Request — The lines to be extracted run from the start of the listing through the line containing "(mix.east |- split)"; copy them exactly and nothing else.

Raw records —
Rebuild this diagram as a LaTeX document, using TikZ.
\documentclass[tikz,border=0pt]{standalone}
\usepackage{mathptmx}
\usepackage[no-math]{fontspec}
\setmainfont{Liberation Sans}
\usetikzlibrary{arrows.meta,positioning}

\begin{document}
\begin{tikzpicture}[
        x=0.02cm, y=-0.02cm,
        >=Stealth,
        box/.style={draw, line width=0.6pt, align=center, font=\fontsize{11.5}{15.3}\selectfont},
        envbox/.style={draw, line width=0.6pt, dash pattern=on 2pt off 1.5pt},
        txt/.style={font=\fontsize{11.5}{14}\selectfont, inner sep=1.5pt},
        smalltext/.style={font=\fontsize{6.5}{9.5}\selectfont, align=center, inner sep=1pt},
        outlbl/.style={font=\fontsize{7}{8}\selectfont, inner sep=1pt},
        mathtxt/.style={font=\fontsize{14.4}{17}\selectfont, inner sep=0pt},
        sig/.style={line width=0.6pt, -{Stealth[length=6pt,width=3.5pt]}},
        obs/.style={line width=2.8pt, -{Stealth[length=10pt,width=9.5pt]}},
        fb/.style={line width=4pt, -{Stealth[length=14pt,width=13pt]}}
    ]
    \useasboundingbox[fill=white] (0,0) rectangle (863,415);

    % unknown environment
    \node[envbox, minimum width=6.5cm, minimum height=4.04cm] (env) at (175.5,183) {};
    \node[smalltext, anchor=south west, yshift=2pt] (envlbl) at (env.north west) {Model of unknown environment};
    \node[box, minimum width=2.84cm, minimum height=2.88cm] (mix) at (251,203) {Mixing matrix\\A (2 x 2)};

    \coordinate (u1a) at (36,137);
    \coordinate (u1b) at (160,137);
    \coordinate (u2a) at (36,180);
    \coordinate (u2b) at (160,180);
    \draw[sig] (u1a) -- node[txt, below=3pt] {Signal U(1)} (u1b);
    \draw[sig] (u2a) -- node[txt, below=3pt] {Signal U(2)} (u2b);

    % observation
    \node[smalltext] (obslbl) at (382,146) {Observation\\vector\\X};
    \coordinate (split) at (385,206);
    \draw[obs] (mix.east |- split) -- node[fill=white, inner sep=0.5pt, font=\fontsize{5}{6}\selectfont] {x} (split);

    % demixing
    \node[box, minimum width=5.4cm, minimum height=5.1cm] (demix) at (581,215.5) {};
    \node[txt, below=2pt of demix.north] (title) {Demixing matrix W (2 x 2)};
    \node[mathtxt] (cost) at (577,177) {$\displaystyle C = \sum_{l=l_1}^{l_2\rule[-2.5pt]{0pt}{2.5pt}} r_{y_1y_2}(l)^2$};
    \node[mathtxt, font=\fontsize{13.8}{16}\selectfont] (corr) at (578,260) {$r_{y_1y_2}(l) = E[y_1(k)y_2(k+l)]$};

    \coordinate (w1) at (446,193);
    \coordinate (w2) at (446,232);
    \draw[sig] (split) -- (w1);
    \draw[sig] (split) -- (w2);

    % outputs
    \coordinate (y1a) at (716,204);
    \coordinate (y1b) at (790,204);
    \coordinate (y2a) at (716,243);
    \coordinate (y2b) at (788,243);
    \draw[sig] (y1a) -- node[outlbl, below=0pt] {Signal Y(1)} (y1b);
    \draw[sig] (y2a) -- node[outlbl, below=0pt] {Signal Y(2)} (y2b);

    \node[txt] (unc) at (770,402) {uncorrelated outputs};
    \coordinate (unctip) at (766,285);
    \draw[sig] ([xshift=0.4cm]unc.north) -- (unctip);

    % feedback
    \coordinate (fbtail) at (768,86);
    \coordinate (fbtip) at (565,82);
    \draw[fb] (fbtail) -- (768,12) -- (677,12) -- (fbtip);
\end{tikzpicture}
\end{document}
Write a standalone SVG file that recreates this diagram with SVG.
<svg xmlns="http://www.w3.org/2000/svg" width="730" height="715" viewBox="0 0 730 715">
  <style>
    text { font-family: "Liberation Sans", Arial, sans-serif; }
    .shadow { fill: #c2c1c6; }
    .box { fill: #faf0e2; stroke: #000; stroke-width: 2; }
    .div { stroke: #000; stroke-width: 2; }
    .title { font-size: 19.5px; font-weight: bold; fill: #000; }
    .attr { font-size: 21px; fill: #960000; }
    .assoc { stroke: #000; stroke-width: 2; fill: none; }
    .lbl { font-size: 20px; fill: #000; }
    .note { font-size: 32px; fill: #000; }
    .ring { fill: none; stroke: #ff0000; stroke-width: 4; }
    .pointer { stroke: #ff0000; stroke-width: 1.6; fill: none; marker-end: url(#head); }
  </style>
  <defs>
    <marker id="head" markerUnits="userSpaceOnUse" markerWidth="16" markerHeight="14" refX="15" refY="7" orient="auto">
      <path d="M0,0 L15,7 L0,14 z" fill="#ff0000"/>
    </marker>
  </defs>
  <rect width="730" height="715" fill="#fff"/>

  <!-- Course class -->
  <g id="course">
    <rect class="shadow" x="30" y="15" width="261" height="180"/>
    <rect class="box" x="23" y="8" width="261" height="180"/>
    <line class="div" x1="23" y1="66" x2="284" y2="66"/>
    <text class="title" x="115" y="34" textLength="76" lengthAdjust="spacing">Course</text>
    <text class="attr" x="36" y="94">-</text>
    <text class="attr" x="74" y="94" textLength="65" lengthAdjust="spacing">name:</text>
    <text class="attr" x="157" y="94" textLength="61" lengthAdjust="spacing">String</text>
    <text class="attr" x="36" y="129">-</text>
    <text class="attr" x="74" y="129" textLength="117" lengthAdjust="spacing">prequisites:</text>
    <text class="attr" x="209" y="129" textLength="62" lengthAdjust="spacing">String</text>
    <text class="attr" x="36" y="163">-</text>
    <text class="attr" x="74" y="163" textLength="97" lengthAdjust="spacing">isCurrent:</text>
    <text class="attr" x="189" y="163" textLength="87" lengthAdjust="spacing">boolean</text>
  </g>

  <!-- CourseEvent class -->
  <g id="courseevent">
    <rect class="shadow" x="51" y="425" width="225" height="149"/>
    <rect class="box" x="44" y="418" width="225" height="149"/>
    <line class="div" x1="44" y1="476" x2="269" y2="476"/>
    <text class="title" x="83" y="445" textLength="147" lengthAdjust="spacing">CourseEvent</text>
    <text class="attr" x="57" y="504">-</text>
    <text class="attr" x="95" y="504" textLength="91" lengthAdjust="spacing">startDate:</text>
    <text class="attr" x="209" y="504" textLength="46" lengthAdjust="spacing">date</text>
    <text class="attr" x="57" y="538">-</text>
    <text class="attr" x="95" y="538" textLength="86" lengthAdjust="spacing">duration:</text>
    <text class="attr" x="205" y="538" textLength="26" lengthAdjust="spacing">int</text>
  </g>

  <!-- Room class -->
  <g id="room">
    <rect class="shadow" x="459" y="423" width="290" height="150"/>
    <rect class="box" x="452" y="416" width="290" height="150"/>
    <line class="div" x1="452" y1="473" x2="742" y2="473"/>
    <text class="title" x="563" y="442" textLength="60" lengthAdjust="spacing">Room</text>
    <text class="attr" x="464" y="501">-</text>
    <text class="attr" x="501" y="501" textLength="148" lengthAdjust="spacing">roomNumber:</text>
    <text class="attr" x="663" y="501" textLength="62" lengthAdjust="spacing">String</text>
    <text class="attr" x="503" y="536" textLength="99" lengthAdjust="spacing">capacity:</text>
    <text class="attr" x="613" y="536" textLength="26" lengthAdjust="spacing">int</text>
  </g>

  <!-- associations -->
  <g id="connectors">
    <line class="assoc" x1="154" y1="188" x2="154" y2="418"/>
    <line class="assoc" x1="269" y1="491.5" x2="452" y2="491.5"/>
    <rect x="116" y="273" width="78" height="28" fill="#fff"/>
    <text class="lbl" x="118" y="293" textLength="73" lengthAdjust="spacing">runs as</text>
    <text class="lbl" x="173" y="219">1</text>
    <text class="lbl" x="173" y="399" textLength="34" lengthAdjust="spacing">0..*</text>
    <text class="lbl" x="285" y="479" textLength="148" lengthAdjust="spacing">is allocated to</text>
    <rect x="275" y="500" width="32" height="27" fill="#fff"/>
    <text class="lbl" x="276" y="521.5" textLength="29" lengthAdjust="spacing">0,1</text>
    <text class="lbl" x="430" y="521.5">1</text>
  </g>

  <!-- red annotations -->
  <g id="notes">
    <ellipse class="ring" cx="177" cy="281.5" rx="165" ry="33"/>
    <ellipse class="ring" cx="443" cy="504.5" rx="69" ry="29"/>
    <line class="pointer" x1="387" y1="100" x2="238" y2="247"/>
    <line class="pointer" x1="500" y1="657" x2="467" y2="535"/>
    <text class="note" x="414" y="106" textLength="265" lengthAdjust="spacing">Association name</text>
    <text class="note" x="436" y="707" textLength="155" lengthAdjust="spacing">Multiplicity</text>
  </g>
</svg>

Output of the task —
Rebuild this diagram as a LaTeX document, using TikZ.
\documentclass[tikz,border=0pt]{standalone}
\usepackage{mathptmx}
\usepackage[no-math]{fontspec}
\setmainfont{Liberation Sans}
\usetikzlibrary{arrows.meta,positioning}

\begin{document}
\begin{tikzpicture}[
        x=0.02cm, y=-0.02cm,
        >=Stealth,
        box/.style={draw, line width=0.6pt, align=center, font=\fontsize{11.5}{15.3}\selectfont},
        envbox/.style={draw, line width=0.6pt, dash pattern=on 2pt off 1.5pt},
        txt/.style={font=\fontsize{11.5}{14}\selectfont, inner sep=1.5pt},
        smalltext/.style={font=\fontsize{6.5}{9.5}\selectfont, align=center, inner sep=1pt},
        outlbl/.style={font=\fontsize{7}{8}\selectfont, inner sep=1pt},
        mathtxt/.style={font=\fontsize{14.4}{17}\selectfont, inner sep=0pt},
        sig/.style={line width=0.6pt, -{Stealth[length=6pt,width=3.5pt]}},
        obs/.style={line width=2.8pt, -{Stealth[length=10pt,width=9.5pt]}},
        fb/.style={line width=4pt, -{Stealth[length=14pt,width=13pt]}}
    ]
    \useasboundingbox[fill=white] (0,0) rectangle (863,415);

    % unknown environment
    \node[envbox, minimum width=6.5cm, minimum height=4.04cm] (env) at (175.5,183) {};
    \node[smalltext, anchor=south west, yshift=2pt] (envlbl) at (env.north west) {Model of unknown environment};
    \node[box, minimum width=2.84cm, minimum height=2.88cm] (mix) at (251,203) {Mixing matrix\\A (2 x 2)};

    \coordinate (u1a) at (36,137);
    \coordinate (u1b) at (160,137);
    \coordinate (u2a) at (36,180);
    \coordinate (u2b) at (160,180);
    \draw[sig] (u1a) -- node[txt, below=3pt] {Signal U(1)} (u1b);
    \draw[sig] (u2a) -- node[txt, below=3pt] {Signal U(2)} (u2b);

    % observation
    \node[smalltext] (obslbl) at (382,146) {Observation\\vector\\X};
    \coordinate (split) at (385,206);
    \draw[obs] (mix.east |- split) -- node[fill=white, inner sep=0.5pt, font=\fontsize{5}{6}\selectfont] {x} (split);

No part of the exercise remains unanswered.